## Records for processing
>>
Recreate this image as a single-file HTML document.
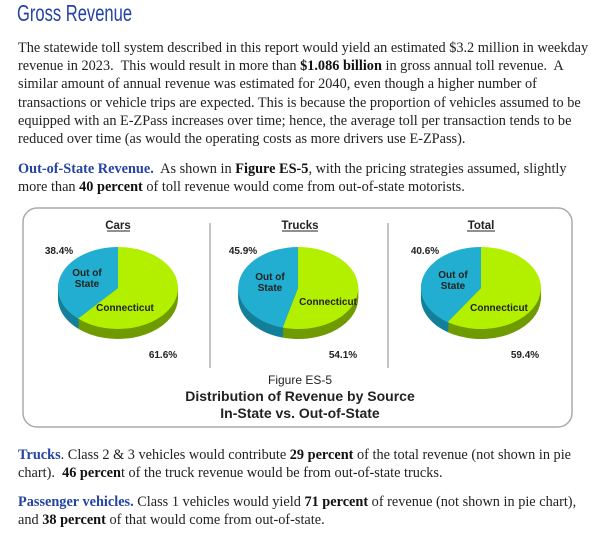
<!DOCTYPE html>
<html><head><meta charset="utf-8"><style>
body{margin:0;width:602px;height:536px;background:#fff;position:relative;font-family:"Liberation Serif",serif;color:#222;overflow:hidden}
h1{position:absolute;left:17px;top:0px;margin:0;font:23px "Liberation Sans",sans-serif;color:#2443a4;transform:scaleX(0.72);transform-origin:left top;white-space:nowrap}
p{position:absolute;left:18px;margin:0;font-size:14.3px;line-height:18.2px;white-space:nowrap}
b{color:#111}
.bl{color:#2443a4;font-weight:bold}
svg{position:absolute;left:0;top:0}
svg text{font-family:"Liberation Sans",sans-serif;font-weight:bold;fill:#222}
</style></head><body>
<h1>Gross Revenue</h1>
<p style="top:39px">The statewide toll system described in this report would yield an estimated $3.2 million in weekday<br>revenue in 2023.&nbsp; This would result in more than <b>$1.086 billion</b> in gross annual toll revenue.&nbsp; A<br>similar amount of annual revenue was estimated for 2040, even though a higher number of<br>transactions or vehicle trips are expected. This is because the proportion of vehicles assumed to be<br>equipped with an E-ZPass increases over time; hence, the average toll per transaction tends to be<br>reduced over time (as would the operating costs as more drivers use E-ZPass).</p>
<p style="top:160px"><span class="bl">Out-of-State Revenue.</span>&nbsp; As shown in <b>Figure ES-5</b>, with the pricing strategies assumed, slightly<br>more than <b>40 percent</b> of toll revenue would come from out-of-state motorists.</p>
<p style="top:446px"><span class="bl">Trucks</span>. Class 2 &amp; 3 vehicles would contribute <b>29 percent</b> of the total revenue (not shown in pie<br>chart).&nbsp; <b>46 percen</b>t of the truck revenue would be from out-of-state trucks.</p>
<p style="top:493px"><span class="bl">Passenger vehicles.</span> Class 1 vehicles would yield <b>71 percent</b> of revenue (not shown in pie chart),<br>and <b>38 percent</b> of that would come from out-of-state.</p>
<svg width="602" height="536">
<defs>
<g id="cd"><path d="M118 288L118 247A60 41 0 1 1 78 318.6Z" fill="#6f9a00"/><path d="M118 288L78 318.6A60 41 0 0 1 118 247Z" fill="#137f99"/></g>
<g id="td"><path d="M298 288L298 247A60 41 0 1 1 282.7 327.6Z" fill="#6f9a00"/><path d="M298 288L282.7 327.6A60 41 0 0 1 298 247Z" fill="#137f99"/></g>
<g id="xd"><path d="M481 288L481 247A60 41 0 1 1 447.6 322.1Z" fill="#6f9a00"/><path d="M481 288L447.6 322.1A60 41 0 0 1 481 247Z" fill="#137f99"/></g>
</defs>
<rect x="23" y="208" width="549" height="219" rx="14" fill="#fff" stroke="#aaa" stroke-width="1.5"/>
<line x1="210" y1="223" x2="210" y2="368" stroke="#888"/>
<line x1="388" y1="223" x2="388" y2="368" stroke="#888"/>
<g font-size="11.5" text-anchor="middle">
<text x="118" y="229">Cars</text><text x="300" y="229">Trucks</text><text x="481" y="229">Total</text></g>
<line x1="107" y1="231" x2="130" y2="231" stroke="#222"/><line x1="282" y1="231" x2="318" y2="231" stroke="#222"/><line x1="467" y1="231" x2="495" y2="231" stroke="#222"/>
<g>
<use href="#cd" y="10"/><use href="#cd" y="8"/><use href="#cd" y="6"/><use href="#cd" y="4"/><use href="#cd" y="2"/>
<path d="M118 288L118 247A60 41 0 1 1 78 318.6Z" fill="#b2f000"/><path d="M118 288L78 318.6A60 41 0 0 1 118 247Z" fill="#22aed0"/>
<use href="#td" y="10"/><use href="#td" y="8"/><use href="#td" y="6"/><use href="#td" y="4"/><use href="#td" y="2"/>
<path d="M298 288L298 247A60 41 0 1 1 282.7 327.6Z" fill="#b2f000"/><path d="M298 288L282.7 327.6A60 41 0 0 1 298 247Z" fill="#22aed0"/>
<use href="#xd" y="10"/><use href="#xd" y="8"/><use href="#xd" y="6"/><use href="#xd" y="4"/><use href="#xd" y="2"/>
<path d="M481 288L481 247A60 41 0 1 1 447.6 322.1Z" fill="#b2f000"/><path d="M481 288L447.6 322.1A60 41 0 0 1 481 247Z" fill="#22aed0"/>
</g>
<g font-size="10" text-anchor="middle">
<text x="87" y="276">Out of</text><text x="87" y="287">State</text><text x="125" y="311">Connecticut</text>
<text x="270" y="280">Out of</text><text x="270" y="291">State</text><text x="328" y="305">Connecticut</text>
<text x="453" y="278">Out of</text><text x="453" y="289">State</text><text x="499" y="311">Connecticut</text>
<text x="59" y="254">38.4%</text><text x="163" y="358">61.6%</text>
<text x="243" y="254">45.9%</text><text x="343" y="358">54.1%</text>
<text x="425" y="254">40.6%</text><text x="525" y="358">59.4%</text>
</g>
<text x="300" y="384" font-size="12" text-anchor="middle" style="font-weight:normal">Figure ES-5</text>
<text x="300" y="401" font-size="14" text-anchor="middle">Distribution of Revenue by Source</text>
<text x="300" y="418" font-size="14" text-anchor="middle">In-State vs. Out-of-State</text>
</svg>
</body></html>
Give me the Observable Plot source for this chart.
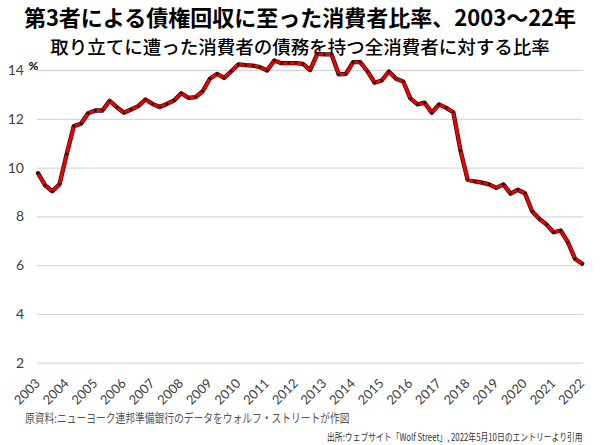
<!DOCTYPE html>
<html><head><meta charset="utf-8">
<script src="https://cdn.jsdelivr.net/npm/d3@7"></script>
<script src="https://cdn.jsdelivr.net/npm/@observablehq/plot@0.6"></script>
<style>
html,body{margin:0;padding:0;background:#fff;}
body{position:relative;width:600px;height:445px;overflow:hidden;font-family:"Noto Sans CJK JP","Noto Sans",sans-serif;}
#title{position:absolute;left:0;top:4.5px;width:600px;text-align:center;font-size:22px;font-weight:700;line-height:22px;height:22px;color:#000;white-space:nowrap;}
#subtitle{position:absolute;left:0;top:36.5px;width:600px;text-align:center;font-size:18.5px;font-weight:500;line-height:18.5px;height:18.5px;color:#000;white-space:nowrap;}
#chart{position:absolute;left:0;top:54px;}
#src{position:absolute;left:25px;top:411px;font-size:12.5px;line-height:14px;color:#555;white-space:nowrap;transform:scaleX(0.78);transform-origin:left center;}
#cite{position:absolute;right:17px;top:431px;font-size:10px;line-height:11px;color:#333;white-space:nowrap;transform:scaleX(0.78);transform-origin:right center;}
</style></head><body>
<div id="title">第3者による債権回収に至った消費者比率、2003～22年</div>
<div id="subtitle">取り立てに遭った消費者の債務を持つ全消費者に対する比率</div>
<div id="chart"></div>
<div id="src">原資料:ニューヨーク連邦準備銀行のデータをウォルフ・ストリートが作図</div>
<div id="cite">出所:ウェブサイト「Wolf Street」, 2022年5月10日のエントリーより引用</div>
<script>
// Quarterly share (%) of consumers with debt in third-party collections, 2003Q1 – 2022Q1
const startYear = 2003;
const values = [
  9.79, 9.29, 9.05, 9.33,
  10.57, 11.72, 11.82, 12.25,
  12.36, 12.36, 12.76, 12.50,
  12.27, 12.40, 12.54, 12.81,
  12.63, 12.50, 12.63, 12.77,
  13.07, 12.88, 12.91, 13.15,
  13.66, 13.86, 13.70, 13.97,
  14.25, 14.22, 14.20, 14.14,
  14.00, 14.41, 14.30, 14.30,
  14.30, 14.27, 14.02, 14.68,
  14.66, 14.66, 13.84, 13.86,
  14.34, 14.34, 13.97, 13.50,
  13.59, 13.96, 13.66, 13.55,
  12.86, 12.61, 12.68, 12.27,
  12.61, 12.47, 12.29, 10.72,
  9.52, 9.45, 9.40, 9.33,
  9.19, 9.33, 8.95, 9.11,
  8.97, 8.23, 7.92, 7.69,
  7.37, 7.44, 6.96, 6.28,
  6.08
];
const yearLabels = ["2003","2004","2005","2006","2007","2008","2009","2010","2011","2012",
                    "2013","2014","2015","2016","2017","2018","2019","2020","2021","2022"];
const yTicks = [2, 4, 6, 8, 10, 12, 14];
const unitLabel = ["%"];

const data = values.map((v, i) => ({t: startYear + i / 4, v}));

const chart = Plot.plot({
  width: 600,
  height: 353,
  marginLeft: 37.5,
  marginRight: 18.3,
  marginTop: 16,
  marginBottom: 44.3,
  x: {domain: [2003, 2022], axis: null},
  y: {domain: [2, 14], axis: null},
  style: {fontFamily: "Lato, 'Open Sans', sans-serif", background: "transparent", overflow: "visible"},
  marks: [
    Plot.ruleY(yTicks, {stroke: "#d9d9d9", strokeWidth: 1.3, insetRight: -1.5, insetLeft: -0.5}),
    Plot.text(yTicks, {x: 2003, y: d => d, text: d => String(d), textAnchor: "end", dx: -14, fontSize: 14, fill: "#404040"}),
    Plot.text(yearLabels, {x: d => +d, y: 2, text: d => d, rotate: -45, textAnchor: "end", dx: 0, dy: 18, fontSize: 13, fill: "#404040"}),
    Plot.line(data, {x: "t", y: "v", stroke: "#2a0000", strokeWidth: 4.3, strokeLinejoin: "round"}),
    Plot.line(data, {x: "t", y: "v", stroke: "#f00000", strokeWidth: 3, strokeLinejoin: "round"}),
    Plot.dot(data, {x: "t", y: "v", r: 1.3, fill: "#111", stroke: null}),
    Plot.text(unitLabel, {frameAnchor: "top-left", text: d => d, dx: -9.5, dy: -9, fontSize: 12, fontWeight: "bold", fill: "#000"})
  ]
});
document.getElementById("chart").appendChild(chart);
</script>
</body></html>
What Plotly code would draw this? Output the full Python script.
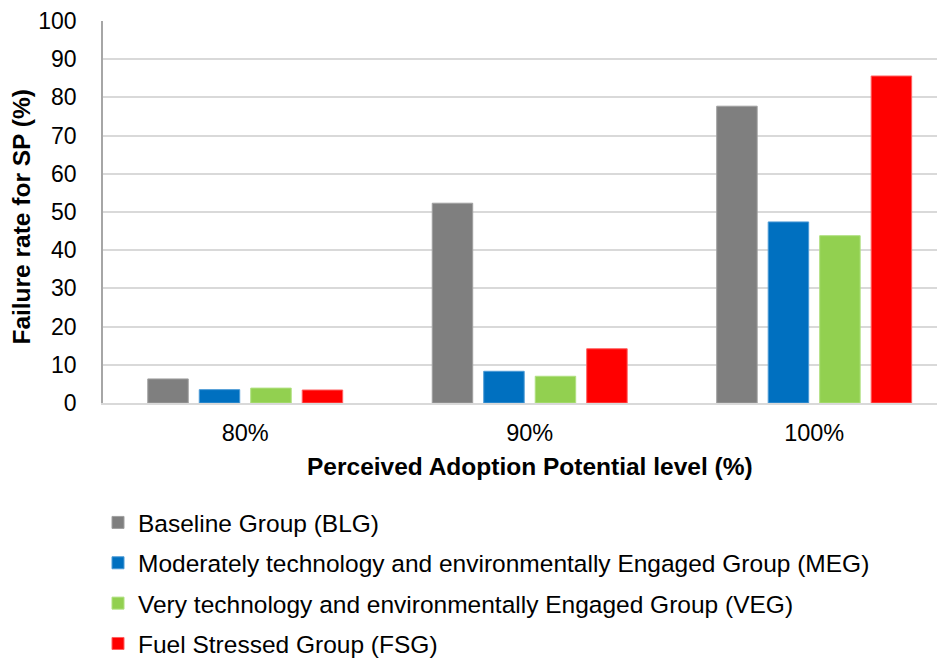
<<
## Brief
Check each line of the entries above, and show every one holding the word "script".

## Finished exercise
<script src="https://cdn.jsdelivr.net/npm/d3@7"></script>
<script src="https://cdn.jsdelivr.net/npm/@observablehq/plot@0.6"></script>
<script>
</script>
What Plotly code would draw this? Output the full Python script.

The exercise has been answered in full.